**Dataset extract**
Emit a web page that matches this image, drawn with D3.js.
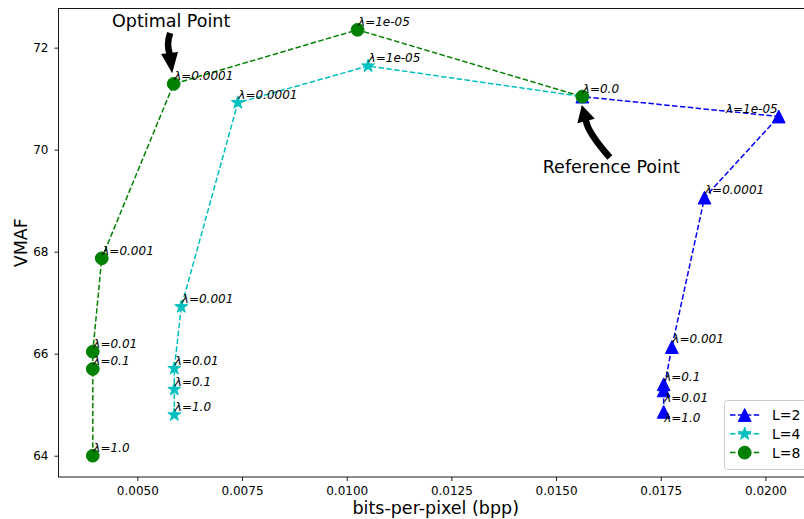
<!DOCTYPE html>
<html><head><meta charset="utf-8">
<script src="https://cdn.jsdelivr.net/npm/d3@7"></script>
<style>
body{margin:0;background:#fff}
svg{display:block}
text{font-family:"DejaVu Sans","Liberation Sans",sans-serif;fill:#000}
</style>
</head><body>
<svg id="chart" width="804" height="519"></svg>
<script>
// ---- data ----
const lambdas = ["1.0", "0.1", "0.01", "0.001", "0.0001", "1e-05", "0.0"];
const bppL2  = [0.01757, 0.01757, 0.01757, 0.017765, 0.018545, 0.020317, 0.015627];
const vmafL2 = [64.86, 65.40, 65.28, 66.13, 69.06, 70.65, 71.04];
const bppL4  = [0.005883, 0.005883, 0.005883, 0.00605, 0.0074, 0.010511, 0.015627];
const vmafL4 = [64.80, 65.30, 65.71, 66.92, 70.92, 71.64, 71.04];
const bppL8  = [0.003936, 0.003936, 0.003936, 0.00415, 0.005868, 0.010259, 0.015627];
const vmafL8 = [64.00, 65.70, 66.04, 67.87, 71.29, 72.35, 71.04];
const seriesNames = ["L=2", "L=4", "L=8"];
const xTicks = [0.005, 0.0075, 0.01, 0.0125, 0.015, 0.0175, 0.02];
const yTicks = [64, 66, 68, 70, 72];
const xLabel = "bits-per-pixel (bpp)";
const yLabel = "VMAF";

// ---- styling ----
const colors = ["#0000ff", "#00bfbf", "#008000"];
const markers = ["triangle", "star", "circle"];
const W = 804, H = 519;
const ax = {left: 58.5, right: 813, top: 8.5, bottom: 477};

const series = seriesNames.map((name, i) => ({
  name, color: colors[i], marker: markers[i],
  points: lambdas.map((l, j) => ({
    lambda: l,
    x: [bppL2, bppL4, bppL8][i][j],
    y: [vmafL2, vmafL4, vmafL8][i][j]
  }))
}));

// matplotlib-like 5% margins
const allX = [...bppL2, ...bppL4, ...bppL8], allY = [...vmafL2, ...vmafL4, ...vmafL8];
const [x0, x1] = d3.extent(allX), [y0, y1] = d3.extent(allY);
const mx = (x1 - x0) * 0.05, my = (y1 - y0) * 0.05;
const x = d3.scaleLinear().domain([x0 - mx, x1 + mx]).range([ax.left, ax.right]);
const y = d3.scaleLinear().domain([y0 - my, y1 + my]).range([ax.bottom, ax.top]);

const svg = d3.select("#chart");
svg.append("rect").attr("width", W).attr("height", H).attr("fill", "#fff");

// axes
const xAxis = d3.axisBottom(x).tickValues(xTicks).tickFormat(d3.format(".4f")).tickSizeInner(4).tickSizeOuter(0).tickPadding(5);
const gx = svg.append("g").attr("transform", `translate(0,${ax.bottom})`).call(xAxis);
gx.select(".domain").remove();
gx.selectAll("text").attr("font-size", 12).attr("font-family", "DejaVu Sans");
gx.selectAll("line").attr("stroke", "#000").attr("stroke-width", 0.9);

const yAxis = d3.axisLeft(y).tickValues(yTicks).tickFormat(d3.format("d")).tickSizeInner(4).tickSizeOuter(0).tickPadding(6);
const gy = svg.append("g").attr("transform", `translate(${ax.left},0)`).call(yAxis);
gy.select(".domain").remove();
gy.selectAll("text").attr("font-size", 12).attr("font-family", "DejaVu Sans");
gy.selectAll("line").attr("stroke", "#000").attr("stroke-width", 0.9);

// spines
svg.append("rect").attr("x", ax.left).attr("y", ax.top)
  .attr("width", ax.right - ax.left).attr("height", ax.bottom - ax.top)
  .attr("fill", "none").attr("stroke", "#000").attr("stroke-width", 0.9);

// axis labels
svg.append("text").attr("x", (ax.left + ax.right) / 2).attr("y", 513.5)
  .attr("text-anchor", "middle").attr("font-size", 17.5).text(xLabel);
svg.append("text").attr("transform", `translate(26.5,${(ax.top + ax.bottom) / 2}) rotate(-90)`)
  .attr("text-anchor", "middle").attr("font-size", 17.5).text(yLabel);

// marker drawing
const R = 6.4;
function drawMarker(g, type, cx, cy, color, r) {
  if (type === "circle") {
    g.append("circle").attr("cx", cx).attr("cy", cy).attr("r", r)
      .attr("fill", color).attr("stroke", color).attr("stroke-width", 1);
  } else if (type === "triangle") {
    g.append("path").attr("d", `M${cx},${cy - r} L${cx + r},${cy + r} L${cx - r},${cy + r} Z`)
      .attr("fill", color).attr("stroke", color).attr("stroke-width", 1).attr("stroke-linejoin", "miter");
  } else {
    g.append("path").attr("d", d3.symbol(d3.symbolStar, (r + 0.4) * (r + 0.4) / 0.8908130915292852)())
      .attr("transform", `translate(${cx},${cy})`)
      .attr("fill", color).attr("stroke", color).attr("stroke-width", 1);
  }
}

const line = d3.line().x(d => x(d.x)).y(d => y(d.y));
const plot = svg.append("g");
series.forEach(s => {
  plot.append("path").datum(s.points).attr("d", line)
    .attr("fill", "none").attr("stroke", s.color).attr("stroke-width", 1.5)
    .attr("stroke-dasharray", "5.5,2.4");
  const mg = plot.append("g");
  s.points.forEach(p => drawMarker(mg, s.marker, x(p.x), y(p.y), s.color, R));
});

// point labels
const labelNudge = {
  "L=2|1e-05": {anchor: "end", dx: -1},
  "L=2|0.01": {dy: 15},
  "L=2|1.0": {dy: 14}
};
const lg = svg.append("g");
series.forEach((s, i) => {
  s.points.forEach(p => {
    if (p.lambda === "0.0" && i !== series.length - 1) return; // shared reference point labelled once
    const n = labelNudge[s.name + "|" + p.lambda] || {};
    lg.append("text")
      .attr("x", x(p.x) + (n.dx !== undefined ? n.dx : 0.5))
      .attr("y", y(p.y) - 3.6 + (n.dy || 0))
      .attr("text-anchor", n.anchor || "start")
      .attr("font-size", 12).attr("font-style", "italic")
      .text("\u03bb=" + p.lambda);
  });
});

// annotation arrows
function fancyArrow(tail, ctrl, base, tip, sw, hw) {
  svg.append("path").attr("d", `M${tail[0]},${tail[1]} Q${ctrl[0]},${ctrl[1]} ${base[0]},${base[1]}`)
    .attr("fill", "none").attr("stroke", "#000").attr("stroke-width", sw);
  const dx = tip[0] - base[0], dy = tip[1] - base[1], L = Math.hypot(dx, dy);
  const nx = -dy / L * hw, ny = dx / L * hw;
  const b2 = [base[0] - dx / L * 1, base[1] - dy / L * 1];
  svg.append("path").attr("d", `M${b2[0] + nx},${b2[1] + ny} L${tip[0]},${tip[1]} L${b2[0] - nx},${b2[1] - ny} Z`)
    .attr("fill", "#000");
}
// Optimal point: L=8, lambda 0.0001
const opt = series[2].points[4];
const ox = x(opt.x), oy = y(opt.y);
svg.append("text").attr("x", ox - 2.5).attr("y", 27).attr("text-anchor", "middle")
  .attr("font-size", 17.5).text("Optimal Point");
fancyArrow([ox - 3.5, 33], [ox - 7.5, 44], [ox - 4, 54], [ox - 1.5, oy - 10.5], 6.5, 8.5);

// Reference point: lambda 0.0
const ref = series[2].points[6];
const rx = x(ref.x), ry = y(ref.y);
svg.append("text").attr("x", rx + 29).attr("y", 173).attr("text-anchor", "middle")
  .attr("font-size", 17.5).text("Reference Point");
fancyArrow([rx + 27.5, 157.5], [rx + 5, 132], [rx + 3.5, 120], [rx - 0.5, ry + 8.5], 6.5, 9);

// legend
const leg = svg.append("g");
leg.append("rect").attr("x", 724.5).attr("y", 400.5).attr("width", 88).attr("height", 69).attr("rx", 3)
  .attr("fill", "#fff").attr("fill-opacity", 0.8).attr("stroke", "#ccc").attr("stroke-width", 1);
series.forEach((s, i) => {
  const ly = 415 + i * 18.8;
  leg.append("line").attr("x1", 730).attr("x2", 759.5).attr("y1", ly).attr("y2", ly)
    .attr("stroke", s.color).attr("stroke-width", 1.5).attr("stroke-dasharray", "5.5,2.4");
  drawMarker(leg, s.marker, 744.7, ly, s.color, R);
  leg.append("text").attr("x", 772).attr("y", ly).attr("dy", "0.36em")
    .attr("font-size", 14).text(s.name);
});
</script>
</body></html>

**Short problem**
Give back exactly the lines from the first line of the data through the line with "const y = d3.scaleLinear().domain([y0", pictures excluded.

**Complete output**
Emit a web page that matches this image, drawn with D3.js.
<!DOCTYPE html>
<html><head><meta charset="utf-8">
<script src="https://cdn.jsdelivr.net/npm/d3@7"></script>
<style>
body{margin:0;background:#fff}
svg{display:block}
text{font-family:"DejaVu Sans","Liberation Sans",sans-serif;fill:#000}
</style>
</head><body>
<svg id="chart" width="804" height="519"></svg>
<script>
// ---- data ----
const lambdas = ["1.0", "0.1", "0.01", "0.001", "0.0001", "1e-05", "0.0"];
const bppL2  = [0.01757, 0.01757, 0.01757, 0.017765, 0.018545, 0.020317, 0.015627];
const vmafL2 = [64.86, 65.40, 65.28, 66.13, 69.06, 70.65, 71.04];
const bppL4  = [0.005883, 0.005883, 0.005883, 0.00605, 0.0074, 0.010511, 0.015627];
const vmafL4 = [64.80, 65.30, 65.71, 66.92, 70.92, 71.64, 71.04];
const bppL8  = [0.003936, 0.003936, 0.003936, 0.00415, 0.005868, 0.010259, 0.015627];
const vmafL8 = [64.00, 65.70, 66.04, 67.87, 71.29, 72.35, 71.04];
const seriesNames = ["L=2", "L=4", "L=8"];
const xTicks = [0.005, 0.0075, 0.01, 0.0125, 0.015, 0.0175, 0.02];
const yTicks = [64, 66, 68, 70, 72];
const xLabel = "bits-per-pixel (bpp)";
const yLabel = "VMAF";

// ---- styling ----
const colors = ["#0000ff", "#00bfbf", "#008000"];
const markers = ["triangle", "star", "circle"];
const W = 804, H = 519;
const ax = {left: 58.5, right: 813, top: 8.5, bottom: 477};

const series = seriesNames.map((name, i) => ({
  name, color: colors[i], marker: markers[i],
  points: lambdas.map((l, j) => ({
    lambda: l,
    x: [bppL2, bppL4, bppL8][i][j],
    y: [vmafL2, vmafL4, vmafL8][i][j]
  }))
}));

// matplotlib-like 5% margins
const allX = [...bppL2, ...bppL4, ...bppL8], allY = [...vmafL2, ...vmafL4, ...vmafL8];
const [x0, x1] = d3.extent(allX), [y0, y1] = d3.extent(allY);
const mx = (x1 - x0) * 0.05, my = (y1 - y0) * 0.05;
const x = d3.scaleLinear().domain([x0 - mx, x1 + mx]).range([ax.left, ax.right]);
const y = d3.scaleLinear().domain([y0 - my, y1 + my]).range([ax.bottom, ax.top]);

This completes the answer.